**AIM:** Without the pictures, output the lines of the material from the very first through the one that holds "const Y_MAX = 9.3;".

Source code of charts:
────────────────
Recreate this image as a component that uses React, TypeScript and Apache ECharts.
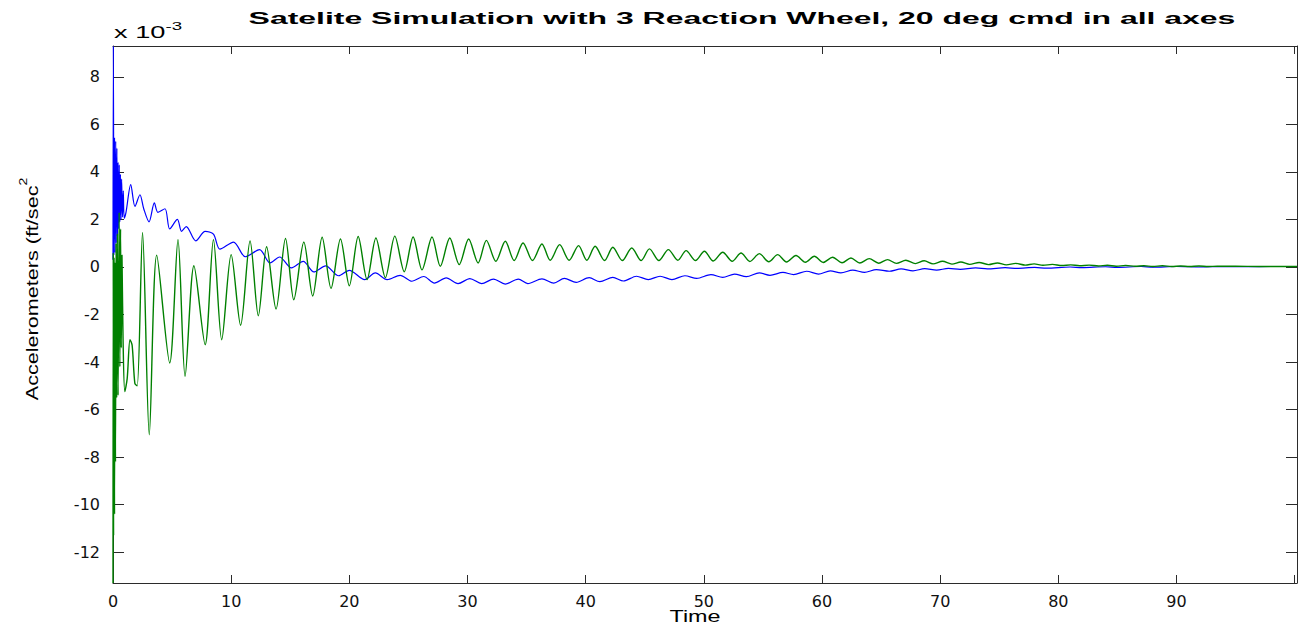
import React, { useEffect, useRef } from 'react';
import * as echarts from 'echarts';

const TITLE = 'Satelite Simulation with 3 Reaction Wheel, 20 deg cmd in all axes';
const X_NAME = 'Time';
const Y_NAME = 'Accelerometers (ft/sec';
const Y_SUP = '2';
const SCALE_BASE = 'x 10';
const SCALE_EXP = '-3';

const X_MIN = 0;
const X_MAX = 100.2;
const Y_MIN = -13.3;
const Y_MAX = 9.3;

// values in units of 1e-3 ft/sec^2, [time, accel]
const blueSeries: [number, number][] = [
  [0, 0.3], [0.03, 9.3], [0.08, 0.5], [0.13, 5.45], [0.18, 0.6], [0.23, 5.3], [0.28, 1.0], [0.33, 5.0],
  [0.38, 1.3], [0.43, 4.4], [0.48, 1.6], [0.53, 4.3], [0.58, 1.9], [0.63, 3.9], [0.68, 2.0], [0.73, 3.7],
  [0.8, 2.1], [0.87, 3.2], [0.95, 2.05], [1.1, 2.3], [1.5, 3.47], [1.86, 2.55], [2.28, 3.04], [2.6, 2.45],
  [3.05, 1.9], [3.5, 2.7], [3.8, 2.3], [4.4, 2.45], [4.8, 1.6], [5.45, 2.0], [5.8, 1.5], [6.2, 1.7],
  [7.0, 1.1], [7.8, 1.5], [8.5, 1.38], [9.05, 0.75], [10.2, 1.05], [11.2, 0.43], [12.4, 0.73], [13.3, 0.17],
  [14.1, 0.42], [15.1, -0.04], [16.1, 0.24], [17.0, -0.21], [18.0, 0.05], [19.1, -0.37], [20.0, -0.14],
  [21.3, -0.53], [22.2, -0.25], [23.2, -0.53], [24.3, -0.35], [25.3, -0.6], [26.3, -0.4], [27.2, -0.68],
  [28.2, -0.46], [29.2, -0.7], [30.2, -0.49], [31.2, -0.7], [32.2, -0.51], [33.2, -0.72], [34.3, -0.51],
  [35.1, -0.7], [36.3, -0.5], [37.3, -0.68], [38.2, -0.48], [39.2, -0.65], [40.3, -0.45], [41.2, -0.62],
  [42.3, -0.44], [43.2, -0.59], [44.3, -0.39], [45.3, -0.53], [46.3, -0.39], [47.3, -0.53], [48.4, -0.37],
  [49.4, -0.48], [50.6, -0.32], [51.6, -0.44], [52.6, -0.3], [53.6, -0.41], [54.7, -0.25], [55.6, -0.35],
  [56.7, -0.23], [57.6, -0.32], [58.7, -0.18], [59.7, -0.3], [60.7, -0.16], [61.6, -0.25], [62.6, -0.13],
  [63.6, -0.23], [64.6, -0.11], [65.7, -0.18], [66.7, -0.08], [67.7, -0.16], [68.7, -0.07], [69.7, -0.13],
  [70.7, -0.06], [71.7, -0.1], [73.0, -0.04], [74.0, -0.08], [75.5, -0.03], [76.5, -0.06], [78.0, -0.02],
  [79.0, -0.05], [81.0, 0.0], [82.0, -0.03], [84.0, 0.01], [85.0, -0.02], [87.0, 0.02], [88.0, -0.01],
  [90.0, 0.02], [92.0, 0.0], [94.0, 0.02], [96.0, 0.01], [98.0, 0.02], [100.2, 0.02],
];

const greenSeries: [number, number][] = [
  [0, -13.3], [0.02, 0.6], [0.05, -11.3], [0.09, 0.4], [0.13, -10.4], [0.17, 0.2], [0.21, -8.2], [0.26, 1.0],
  [0.31, -5.5], [0.37, 1.4], [0.43, -5.4], [0.52, 2.3], [0.58, -4.2], [0.64, 1.6], [0.7, -3.4], [0.76, 0.5],
  [0.85, -3.0], [1.0, -5.24], [1.2, -4.7], [1.44, -3.06], [1.62, -3.3], [1.85, -4.9], [2.05, -5.0],
  [2.5, 1.45], [3.07, -7.06], [3.7, 0.5], [4.8, -4.04], [5.5, 1.15], [6.1, -4.6], [6.85, 0.05], [7.8, -3.27],
  [8.5, 1.15], [9.2, -3.06], [10.0, 0.52], [10.8, -2.45], [11.6, 1.1], [12.3, -2.05], [13.0, 0.85],
  [13.8, -1.77], [14.6, 1.2], [15.3, -1.38], [16.15, 1.05], [16.9, -1.22], [17.7, 1.25], [18.45, -0.9],
  [19.25, 1.18], [20.0, -0.79], [20.75, 1.28], [21.5, -0.53], [22.25, 1.22], [23.05, -0.45], [23.85, 1.3],
  [24.65, -0.2], [25.4, 1.26], [26.15, -0.12], [27.0, 1.26], [27.7, 0.03], [28.5, 1.22], [29.3, 0.1],
  [30.1, 1.18], [30.9, 0.17], [31.6, 1.12], [32.4, 0.24], [33.2, 1.08], [33.95, 0.27], [34.7, 1.01],
  [35.5, 0.27], [36.3, 0.97], [37.0, 0.28], [37.8, 0.94], [38.6, 0.28], [39.4, 0.9], [40.1, 0.28],
  [40.8, 0.87], [41.6, 0.27], [42.3, 0.83], [43.1, 0.27], [43.9, 0.8], [44.7, 0.27], [45.4, 0.76],
  [46.2, 0.27], [47.0, 0.73], [47.8, 0.28], [48.5, 0.69], [49.3, 0.27], [50.05, 0.66], [50.8, 0.25],
  [51.6, 0.62], [52.4, 0.24], [53.15, 0.59], [53.9, 0.23], [54.7, 0.56], [55.5, 0.22], [56.25, 0.52],
  [57.0, 0.21], [57.8, 0.48], [58.6, 0.2], [59.35, 0.45], [60.1, 0.19], [60.9, 0.41], [61.7, 0.18],
  [62.45, 0.38], [63.2, 0.17], [64.0, 0.35], [64.8, 0.16], [65.55, 0.31], [66.3, 0.15], [67.1, 0.28],
  [67.9, 0.14], [68.65, 0.26], [69.4, 0.13], [70.2, 0.24], [71.0, 0.12], [71.75, 0.21], [72.5, 0.11],
  [73.3, 0.19], [74.1, 0.1], [74.85, 0.17], [75.6, 0.09], [76.4, 0.15], [77.2, 0.08], [77.95, 0.13],
  [78.7, 0.07], [79.5, 0.11], [80.3, 0.06], [81.05, 0.09], [81.8, 0.05], [82.6, 0.08], [83.4, 0.04],
  [84.15, 0.07], [84.9, 0.03], [85.7, 0.06], [86.5, 0.03], [87.25, 0.05], [88.0, 0.02], [88.8, 0.05],
  [89.6, 0.02], [90.35, 0.04], [91.1, 0.02], [91.9, 0.04], [92.7, 0.02], [93.45, 0.03], [95.0, 0.03],
  [97.0, 0.02], [100.2, 0.02],
];

const X_TICK_STEP = 10;
const Y_TICK_STEP = 2;

const AXIS_COLOR = '#2b2b2b';
const LABEL_FONT = '"DejaVu Sans", "Liberation Sans", sans-serif';
const TEXT_FONT = '"Liberation Sans", Arial, sans-serif';

export default function App() {
  const ref = useRef<HTMLDivElement>(null);

  useEffect(() => {
    if (!ref.current) return;
    const chart = echarts.init(ref.current, null, { renderer: 'svg' });

    const isMultiple = (v: number, step: number) => Math.abs(v / step - Math.round(v / step)) < 1e-6;

    const xBase = {
      type: 'value' as const,
      min: X_MIN,
      max: X_MAX,
      interval: X_TICK_STEP,
      splitLine: { show: false },
      axisLine: { show: true, onZero: false, lineStyle: { color: AXIS_COLOR, width: 1 } },
      axisTick: { show: true, inside: true, length: 8, lineStyle: { color: AXIS_COLOR } },
    };
    const yBase = {
      type: 'value' as const,
      min: Y_MIN,
      max: Y_MAX,
      splitNumber: 11,
      minInterval: Y_TICK_STEP,
      maxInterval: Y_TICK_STEP,
      splitLine: { show: false },
      axisLine: { show: true, onZero: false, lineStyle: { color: AXIS_COLOR, width: 1 } },
      axisTick: { show: true, inside: true, length: 11, lineStyle: { color: AXIS_COLOR } },
    };

    chart.setOption({
      animation: false,
      backgroundColor: '#ffffff',
      grid: { left: 113, right: 15, top: 46, bottom: 45, containLabel: false },
      xAxis: [
        {
          ...xBase,
          position: 'bottom',
          axisLabel: {
            show: true,
            margin: 10,
            color: '#111',
            fontSize: 16,
            fontFamily: LABEL_FONT,
            showMaxLabel: false,
            formatter: (v: number) => (isMultiple(v, X_TICK_STEP) && v < 95 ? String(v) : ''),
          },
        },
        { ...xBase, position: 'top', axisLabel: { show: false } },
      ],
      yAxis: [
        {
          ...yBase,
          position: 'left',
          axisLabel: {
            show: true,
            margin: 13,
            color: '#111',
            fontSize: 16,
            fontFamily: LABEL_FONT,
            showMinLabel: false,
            showMaxLabel: false,
            formatter: (v: number) => (isMultiple(v, Y_TICK_STEP) ? String(Math.round(v)) : ''),
          },
        },
        { ...yBase, position: 'right', axisLabel: { show: false } },
      ],
      graphic: [
        {
          type: 'text',
          x: 742,
          y: 18,
          scaleX: 1.88,
          style: {
            text: TITLE,
            font: `bold 17px ${TEXT_FONT}`,
            fill: '#000',
            align: 'center',
            textAlign: 'center',
            verticalAlign: 'middle',
            textVerticalAlign: 'middle',
          },
        },
        {
          type: 'text',
          x: 114,
          y: 31,
          scaleX: 1.7,
          style: {
            text: `{b|${SCALE_BASE}}{e|${SCALE_EXP}}`,
            fill: '#000',
            align: 'left',
            textAlign: 'left',
            verticalAlign: 'middle',
            textVerticalAlign: 'middle',
            rich: {
              b: { fontSize: 16, fontFamily: TEXT_FONT, lineHeight: 20, fill: '#000', verticalAlign: 'bottom' },
              e: { fontSize: 11, fontFamily: TEXT_FONT, lineHeight: 12, fill: '#000', verticalAlign: 'top' },
            },
          },
        },
        {
          type: 'text',
          x: 695,
          y: 616,
          scaleX: 1.46,
          style: {
            text: X_NAME,
            font: `16px ${TEXT_FONT}`,
            fill: '#000',
            align: 'center',
            textAlign: 'center',
            verticalAlign: 'middle',
            textVerticalAlign: 'middle',
          },
        },
        {
          type: 'text',
          x: 29,
          y: 289,
          rotation: Math.PI / 2,
          scaleX: 1.27,
          style: {
            text: `{a|${Y_NAME}}{s|${Y_SUP}}`,
            fill: '#000',
            align: 'center',
            textAlign: 'center',
            verticalAlign: 'middle',
            textVerticalAlign: 'middle',
            rich: {
              a: { fontSize: 17, fontFamily: TEXT_FONT, lineHeight: 22, fill: '#000', verticalAlign: 'bottom' },
              s: { fontSize: 11, fontFamily: TEXT_FONT, lineHeight: 12, fill: '#000', verticalAlign: 'top' },
            },
          },
        },
      ],
      series: [
        {
          type: 'line',
          name: 'Accel 1',
          xAxisIndex: 0,
          yAxisIndex: 0,
          data: blueSeries,
          showSymbol: false,
          smooth: 0.3,
          lineStyle: { color: '#0000ff', width: 1.2 },
          z: 2,
        },
        {
          type: 'line',
          name: 'Accel 2',
          xAxisIndex: 0,
          yAxisIndex: 0,
          data: greenSeries,
          showSymbol: false,
          smooth: 0.3,
          lineStyle: { color: '#008000', width: 1.4 },
          z: 3,
        },
      ],
    });

    return () => chart.dispose();
  }, []);

  return (
    <div
      ref={ref}
      style={{ position: 'fixed', left: 0, top: 0, width: 1312, height: 628, background: '#fff' }}
    />
  );
}
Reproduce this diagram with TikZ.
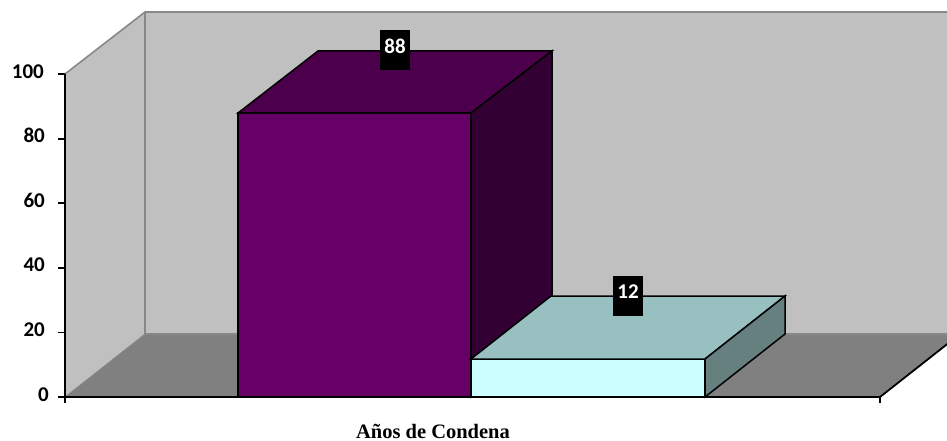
\documentclass[tikz,border=0pt]{standalone}
\usepackage{fontspec}
\setmainfont{Liberation Serif}
\newfontfamily\calib{Carlito}
\definecolor{wallgray}{HTML}{C0C0C0}
\definecolor{floorgray}{HTML}{808080}
\definecolor{edgegray}{HTML}{888888}
\definecolor{barAfront}{HTML}{660066}
\definecolor{barAtop}{HTML}{4C004C}
\definecolor{barAside}{HTML}{330033}
\definecolor{barBfront}{HTML}{CCFFFF}
\definecolor{barBtop}{HTML}{99C0C0}
\definecolor{barBside}{HTML}{668080}
\tikzset{
  wallface/.style={fill=wallgray},
  floorface/.style={fill=floorgray},
  walledge/.style={draw=edgegray, line width=1.6pt},
  barface/.style={draw=black, line width=1.5pt, line join=miter},
  axisline/.style={draw=black, line width=1.8pt},
  ticklabel/.style={font=\calib\bfseries\fontsize{21}{24}\selectfont, anchor=east, inner sep=0pt, text height=0.63em, text depth=0pt},
  valbox/.style={fill=black, text=white, font=\calib\bfseries\fontsize{21}{24}\selectfont, minimum width=30pt, minimum height=40pt, inner sep=0pt, text height=0.63em, text depth=0pt},
  axtitle/.style={font=\bfseries\fontsize{20.5}{24}\selectfont, anchor=base, inner sep=0pt}
}
\begin{document}
\begin{tikzpicture}[x=1pt,y=-1pt]
\useasboundingbox (0,0) rectangle (947,441);
\begin{scope}
  \clip (0,0) rectangle (947,441);
  % walls and floor
  \fill[wallface] (145,12) rectangle (960,334);
  \fill[wallface] (65,74) -- (145,12) -- (145,334) -- (65,397) -- cycle;
  \fill[floorface] (65,397) -- (145,334) -- (960,334) -- (880,397) -- cycle;
  \draw[walledge] (65,74) -- (145,12) -- (960,12);
  \draw[walledge] (145,12) -- (145,334) -- (960,334);
  \draw[draw=edgegray, line width=0.8pt] (65,397) -- (145,334);
  % right floor edge
  \coordinate (fr) at (880,397);
  \coordinate (br) at (960,334);
  \draw[axisline] (fr) -- (br);
\end{scope}
% bar 1 (88)
\fill[barAfront] (238,113) rectangle (471,397);
\draw[barface, fill=barAtop] (238,113) -- (318,51) -- (552,51) -- (471,113) -- cycle;
\draw[barface, fill=barAside] (471,113) -- (552,51) -- (552,334) -- (471,397) -- cycle;
\draw[barface] (238,397) -- (238,113) -- (471,113) -- (471,397);
% bar 2 (12)
\draw[barface, fill=barBfront] (471,359) rectangle (705,397);
\draw[barface, fill=barBtop] (471,359) -- (551,296) -- (785,296) -- (705,359) -- cycle;
\draw[barface, fill=barBside] (705,359) -- (785,296) -- (785,334) -- (705,397) -- cycle;
% axes
\draw[axisline] (65,74) -- (65,397) -- (880,397);
\foreach \yy in {74,138.6,203.2,267.8,332.4,397} \draw[axisline] (58,\yy) -- (65,\yy);
\draw[axisline] (65,397) -- (65,403);
\draw[axisline] (880,397) -- (880,403);
% tick labels
\node[ticklabel] (t100) at (44,75) {100};
\node[ticklabel] (t80) at (45,139.6) {80};
\node[ticklabel] (t60) at (45,204.2) {60};
\node[ticklabel] (t40) at (45,268.8) {40};
\node[ticklabel] (t20) at (45,333.4) {20};
\node[ticklabel] (t0) at (49,398) {0};
% value labels
\node[valbox] (v88) at (395,50) {88};
\node[valbox] (v12) at (628,295.5) {12};
% axis title
\node[axtitle] (title) at (433,438) {Años de Condena};
\end{tikzpicture}
\end{document}
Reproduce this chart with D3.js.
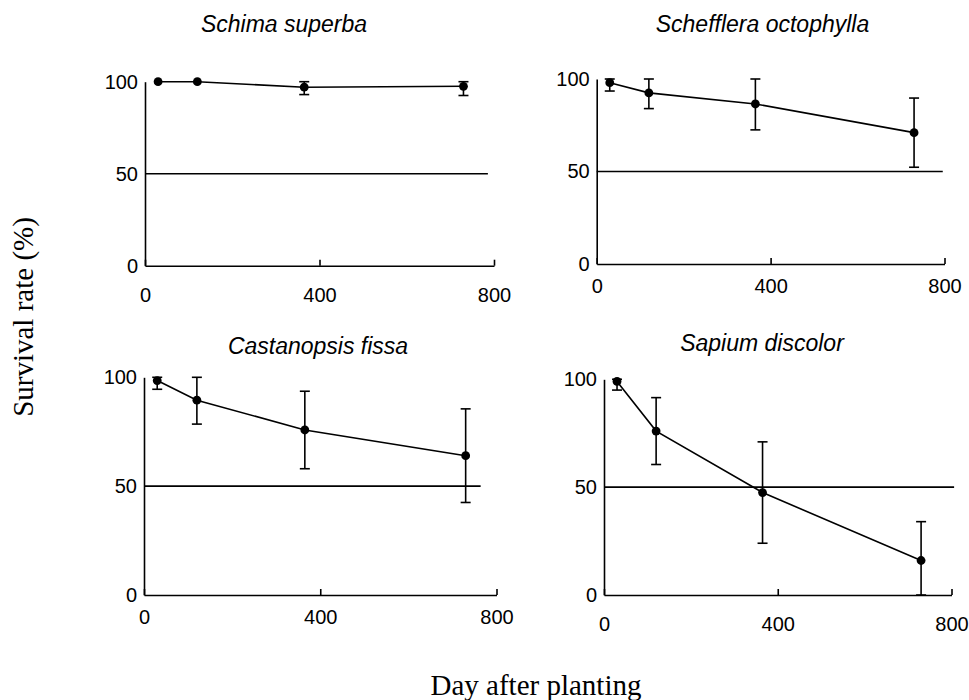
────────────────
**WRITTEN RESPONSE:**
Recreate this image as a component that uses React, TypeScript and Apache ECharts.
import React, { useEffect, useRef } from 'react';
import * as echarts from 'echarts';

const TITLE = 'Satelite Simulation with 3 Reaction Wheel, 20 deg cmd in all axes';
const X_NAME = 'Time';
const Y_NAME = 'Accelerometers (ft/sec';
const Y_SUP = '2';
const SCALE_BASE = 'x 10';
const SCALE_EXP = '-3';

const X_MIN = 0;
const X_MAX = 100.2;
const Y_MIN = -13.3;
const Y_MAX = 9.3;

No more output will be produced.